Shamoon Jamshed January 24, 2012 05:17

Wind Turbine RPM in CFD
 
Hi All

I want to run steady simulations of a wind turbine blade but I want that I don't need to specify rpm in the software rather the program itself rotate the blade and calculate rpm. I will have to specify only the wind velocity. Is it possible in case of steady state simulations?

Regards

Trues January 27, 2012 19:16

Is the problem that you don't know the RPM of the turbine and would like to model the steady state at a realistic speed? Or are you trying to do something more complex?

Far January 29, 2012 08:19

You want that the incoming air rotate the wind turbine. This is not possible in Fluent and CFX (according to my limited knowledge).

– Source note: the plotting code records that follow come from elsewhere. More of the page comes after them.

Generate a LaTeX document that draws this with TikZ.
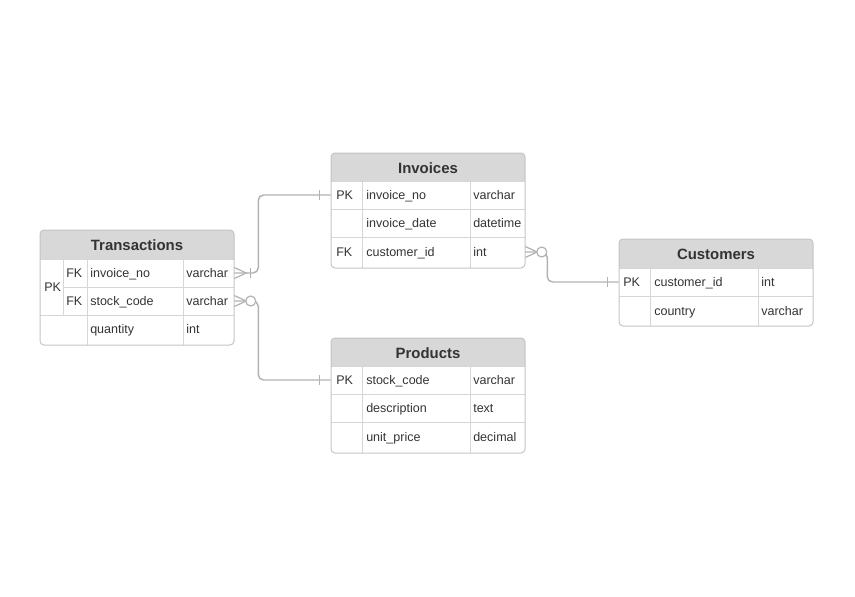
\documentclass[tikz,border=0pt]{standalone}
\usepackage{fontspec}
\setmainfont{Liberation Sans}
\usetikzlibrary{calc,positioning}
\usepackage{xcolor}
\definecolor{ink}{HTML}{333333}
\definecolor{headgray}{HTML}{D8D8D8}
\definecolor{frame}{HTML}{C4C4C4}
\definecolor{rule}{HTML}{D6D6D6}
\definecolor{link}{HTML}{B2B2B2}

\begin{document}
\begin{tikzpicture}[x=0.75pt, y=-0.75pt,
    tbl/.style={draw=frame, line width=0.75pt, rounded corners=3pt, minimum width=145.5pt, inner sep=0pt},
    head/.style={font=\fontsize{11.2}{13}\selectfont\bfseries, text=ink, inner sep=0pt},
    row/.style={minimum width=145.5pt, minimum height=21pt, inner sep=0pt},
    txt/.style={font=\fontsize{9.4}{11}\selectfont, text=ink, anchor=base west, inner sep=0pt},
    grid/.style={draw=rule, line width=0.75pt},
    headfill/.style={fill=headgray},
    rel/.style={draw=link, line width=1.1pt, rounded corners=4pt},
    foot/.style={draw=link, line width=0.9pt},
]
\useasboundingbox (0,0) rectangle (855,596);

% Transactions
\fill[headfill] (40,259) [rounded corners=3pt] -- (40,230) -- (234,230) [sharp corners] -- (234,259) -- cycle;
\draw[grid] (40,259) -- (234,259);
\draw[grid] (63,287) -- (234,287);
\draw[grid] (40,315) -- (234,315);
\draw[grid] (63,259) -- (63,315);
\draw[grid] (87,259) -- (87,345);
\draw[grid] (183,259) -- (183,345);
\node[tbl, minimum height=86.25pt] (trans) at (137,287.5) {};
\node[head] (trans-head) at (137,245) {Transactions};
\node[row] (trans-1) at (137,273) {};
\node[row] (trans-2) at (137,301) {};
\node[row] (trans-3) at (137,330) {};
\node[txt] (trans-pk) at (44,291.5) {PK};
\node[txt] (trans-1-key) at (66,277.5) {FK};
\node[txt] (trans-1-name) at (90,277.5) {invoice\_no};
\node[txt] (trans-1-type) at (186,277.5) {varchar};
\node[txt] (trans-2-key) at (66,305.5) {FK};
\node[txt] (trans-2-name) at (90,305.5) {stock\_code};
\node[txt] (trans-2-type) at (186,305.5) {varchar};
\node[txt] (trans-3-name) at (90,333.5) {quantity};
\node[txt] (trans-3-type) at (186,333.5) {int};

% Invoices
\fill[headfill] (331,181) [rounded corners=3pt] -- (331,153) -- (525,153) [sharp corners] -- (525,181) -- cycle;
\draw[grid] (331,181) -- (525,181);
\draw[grid] (331,209) -- (525,209);
\draw[grid] (331,237) -- (525,237);
\draw[grid] (362,181) -- (362,268);
\draw[grid] (470,181) -- (470,268);
\node[tbl, minimum height=86.25pt] (inv) at (428,210.5) {};
\node[head] (inv-head) at (428,168) {Invoices};
\node[row] (inv-1) at (428,195) {};
\node[row] (inv-2) at (428,223) {};
\node[row] (inv-3) at (428,252) {};
\node[txt] (inv-1-key) at (336,199.5) {PK};
\node[txt] (inv-1-name) at (366,199.5) {invoice\_no};
\node[txt] (inv-1-type) at (473,199.5) {varchar};
\node[txt] (inv-2-name) at (366,227.5) {invoice\_date};
\node[txt] (inv-2-type) at (473,227.5) {datetime};
\node[txt] (inv-3-key) at (336,256) {FK};
\node[txt] (inv-3-name) at (366,256) {customer\_id};
\node[txt] (inv-3-type) at (473,256) {int};

% Products
\fill[headfill] (331,366) [rounded corners=3pt] -- (331,338) -- (525,338) [sharp corners] -- (525,366) -- cycle;
\draw[grid] (331,366) -- (525,366);
\draw[grid] (331,394) -- (525,394);
\draw[grid] (331,422) -- (525,422);
\draw[grid] (362,366) -- (362,453);
\draw[grid] (470,366) -- (470,453);
\node[tbl, minimum height=86.25pt] (prod) at (428,395.5) {};
\node[head] (prod-head) at (428,353) {Products};
\node[row] (prod-1) at (428,380) {};
\node[row] (prod-2) at (428,408) {};
\node[row] (prod-3) at (428,437) {};
\node[txt] (prod-1-key) at (336,384.5) {PK};
\node[txt] (prod-1-name) at (366,384.5) {stock\_code};
\node[txt] (prod-1-type) at (473,384.5) {varchar};
\node[txt] (prod-2-name) at (366,412.5) {description};
\node[txt] (prod-2-type) at (473,412.5) {text};
\node[txt] (prod-3-name) at (366,441) {unit\_price};
\node[txt] (prod-3-type) at (473,441) {decimal};

% Customers
\fill[headfill] (619,268) [rounded corners=3pt] -- (619,239) -- (813,239) [sharp corners] -- (813,268) -- cycle;
\draw[grid] (619,268) -- (813,268);
\draw[grid] (619,296) -- (813,296);
\draw[grid] (650,268) -- (650,326);
\draw[grid] (758,268) -- (758,326);
\node[tbl, minimum height=65.25pt] (cust) at (716,282.5) {};
\node[head] (cust-head) at (716,254) {Customers};
\node[row] (cust-1) at (716,282) {};
\node[row] (cust-2) at (716,311) {};
\node[txt] (cust-1-key) at (623,286.5) {PK};
\node[txt] (cust-1-name) at (654,286.5) {customer\_id};
\node[txt] (cust-1-type) at (761,286.5) {int};
\node[txt] (cust-2-name) at (654,315) {country};
\node[txt] (cust-2-type) at (761,315) {varchar};

% relations
\draw[rel] (trans-1.east) -- ++(24,0) |- (inv-1.west);
\draw[rel] (trans-2.east) -- ++(24,0) |- (prod-1.west);
\draw[rel] (inv-3.east) -- ++(22,0) |- (cust-1.west);

% many ends
\draw[foot] ($(trans-1.east)+(0,-5.5)$) -- ($(trans-1.east)+(12,0)$) -- ($(trans-1.east)+(0,5.5)$);
\draw[foot] ($(trans-1.east)+(16,-5)$) -- ($(trans-1.east)+(16,5)$);
\draw[foot] ($(trans-2.east)+(0,-5.5)$) -- ($(trans-2.east)+(12,0)$) -- ($(trans-2.east)+(0,5.5)$);
\draw[foot, fill=white] ($(trans-2.east)+(16.5,0)$) circle[radius=3.75pt];
\draw[foot] ($(inv-3.east)+(0,-5.5)$) -- ($(inv-3.east)+(12,0)$) -- ($(inv-3.east)+(0,5.5)$);
\draw[foot, fill=white] ($(inv-3.east)+(16.5,0)$) circle[radius=3.75pt];

% one ends
\draw[foot] ($(inv-1.west)+(-11,-5)$) -- ($(inv-1.west)+(-11,5)$);
\draw[foot] ($(prod-1.west)+(-11,-5)$) -- ($(prod-1.west)+(-11,5)$);
\draw[foot] ($(cust-1.west)+(-11,-5)$) -- ($(cust-1.west)+(-11,5)$);

\end{tikzpicture}
\end{document}
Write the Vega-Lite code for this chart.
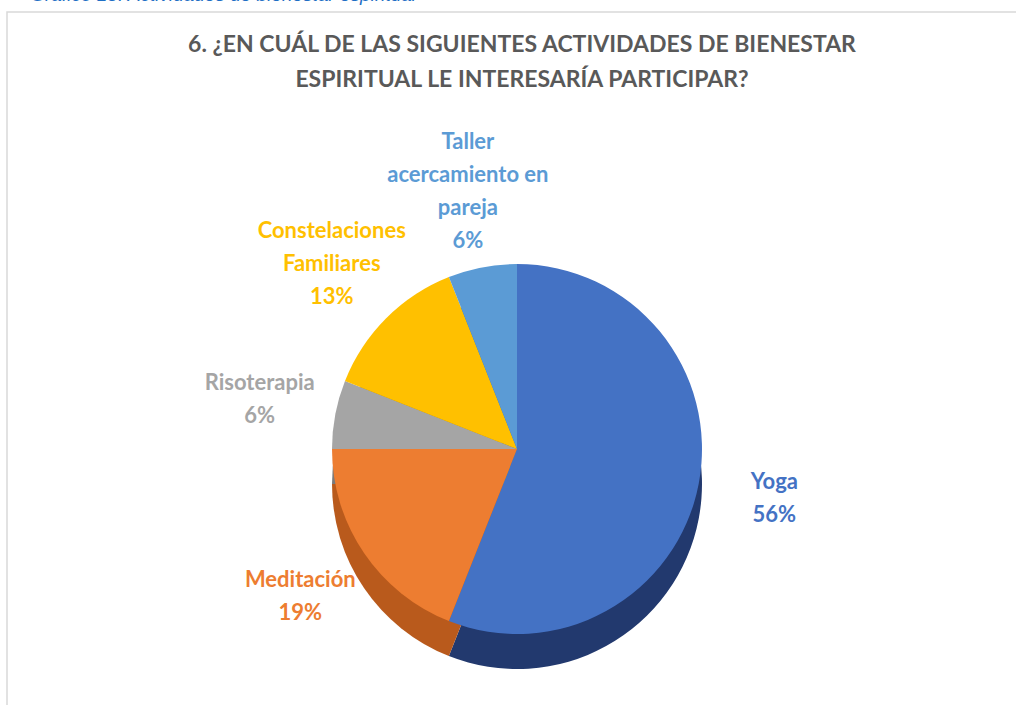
{
  "$schema": "https://vega.github.io/schema/vega-lite/v6.json",
  "padding": {"left": 6, "top": -14, "right": 0, "bottom": 0},
  "background": "white",
  "title": {
    "text": "Gráfico 18. Actividades de bienestar espiritual",
    "anchor": "start",
    "font": "Liberation Sans",
    "fontStyle": "italic",
    "fontWeight": "normal",
    "fontSize": 19,
    "color": "#1F6FC5",
    "dx": 24,
    "offset": 6
  },
  "config": {
    "view": {"stroke": "#D9D9D9", "strokeWidth": 1.5},
    "concat": {"spacing": 0}
  },
  "datasets": {
    "actividades": [
      {"actividad": "Yoga", "porcentaje": 56, "orden": 1, "etiqueta": "Yoga\n56%"},
      {"actividad": "Meditación", "porcentaje": 19, "orden": 2, "etiqueta": "Meditación\n19%"},
      {"actividad": "Risoterapia", "porcentaje": 6, "orden": 3, "etiqueta": "Risoterapia\n6%"},
      {"actividad": "Constelaciones Familiares", "porcentaje": 13, "orden": 4, "etiqueta": "Constelaciones\nFamiliares\n13%"},
      {"actividad": "Taller acercamiento en pareja", "porcentaje": 6, "orden": 5, "etiqueta": "Taller\nacercamiento en\npareja\n6%"}
    ]
  },
  "vconcat": [
    {
      "width": 1010,
      "height": 696,
      "view": {"stroke": "#D9D9D9", "strokeWidth": 1.5, "fill": "white"},
      "title": {
        "text": ["6. ¿EN CUÁL DE LAS SIGUIENTES ACTIVIDADES DE BIENESTAR", "ESPIRITUAL LE INTERESARÍA PARTICIPAR?"],
        "anchor": "middle",
        "offset": -80,
        "font": "Lato",
        "fontWeight": "bold",
        "fontSize": 23,
        "lineHeight": 35,
        "color": "#595959",
        "dx": 10
      },
      "data": {"name": "actividades"},
      "layer": [
        {
          "mark": {"type": "arc", "outerRadius": 185, "xOffset": 5, "yOffset": 124},
          "encoding": {
            "theta": {"field": "porcentaje", "type": "quantitative", "stack": true},
            "order": {"field": "orden", "type": "quantitative"},
            "color": {
              "field": "actividad", "type": "nominal", "legend": null,
              "scale": {
                "domain": ["Yoga", "Meditación", "Risoterapia", "Constelaciones Familiares", "Taller acercamiento en pareja"],
                "range": ["#22396E", "#B95A1C", "#7A7A7A", "#BF9000", "#41719C"]
              }
            }
          }
        },
        {
          "mark": {"type": "arc", "outerRadius": 185, "xOffset": 5, "yOffset": 89},
          "encoding": {
            "theta": {"field": "porcentaje", "type": "quantitative", "stack": true},
            "order": {"field": "orden", "type": "quantitative"},
            "color": {
              "field": "actividad", "type": "nominal", "legend": null,
              "scale": {
                "domain": ["Yoga", "Meditación", "Risoterapia", "Constelaciones Familiares", "Taller acercamiento en pareja"],
                "range": ["#4472C4", "#ED7D31", "#A5A5A5", "#FFC000", "#5B9BD5"]
              }
            }
          }
        },
        {
          "mark": {
            "type": "text", "radius": 262, "xOffset": 5, "yOffset": 89,
            "font": "Lato", "fontWeight": "bold", "fontSize": 22,
            "lineBreak": "\n", "lineHeight": 33, "align": "center", "baseline": "middle",
            "dy": {"expr": "-(length(split(datum.etiqueta, '\\n')) - 1) * 16.5"}
          },
          "encoding": {
            "theta": {"field": "porcentaje", "type": "quantitative", "stack": true},
            "order": {"field": "orden", "type": "quantitative"},
            "text": {"field": "etiqueta", "type": "nominal"},
            "color": {
              "field": "actividad", "type": "nominal", "legend": null,
              "scale": {
                "domain": ["Yoga", "Meditación", "Risoterapia", "Constelaciones Familiares", "Taller acercamiento en pareja"],
                "range": ["#4472C4", "#ED7D31", "#A5A5A5", "#FFC000", "#5B9BD5"]
              }
            }
          }
        }
      ],
      "resolve": {"scale": {"color": "independent"}}
    }
  ]
}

Dimeflow January 30, 2012 09:12

Quote:

Originally Posted by Shamoon Jamshed (Post 340788)
Hi All

I want to run steady simulations of a wind turbine blade but I want that I don't need to specify rpm in the software rather the program itself rotate the blade and calculate rpm. I will have to specify only the wind velocity. Is it possible in case of steady state simulations?

Regards


Hi Shamoon, what software are you using? The approach I woud use would be to define a rotating region around the blades and assign an (estimated RPM). When you've a solution I'd measure the torque on the blades and adjust the RPM accordingly, and re-run. When the torque approaches zero, would this not indicate the operating RPM at the given boundary conditions?

I appreciate the above might seem a little long-winded (no pun intended) but you could probably set up a monitor point which measures the torque on the blades so you could change the RPM dynamically during the solving process.

Shamoon Jamshed February 13, 2012 13:42

Your quote
"Hi Shamoon, what software are you using? The approach I woud use would be to define a rotating region around the blades and assign an (estimated RPM). When you've a solution I'd measure the torque on the blades and adjust the RPM accordingly, and re-run. When the torque approaches zero, would this not indicate the operating RPM at the given boundary conditions?

I appreciate the above might seem a little long-winded (no pun intended) but you could probably set up a monitor point which measures the torque on the blades so you could change the RPM dynamically during the solving process."


Your quote has raised a few questions:

In the first para what do you mean by "When the torque approaches zero" Does it mean that while observing the monitor for Cm about an axis the moments become constant (although still it cant be zero I believe).

Why to monitor some point to measure the torque while this can be done with monitor Moment coefficient about the rotation axis.
How can the RPM be changed dynamically with this?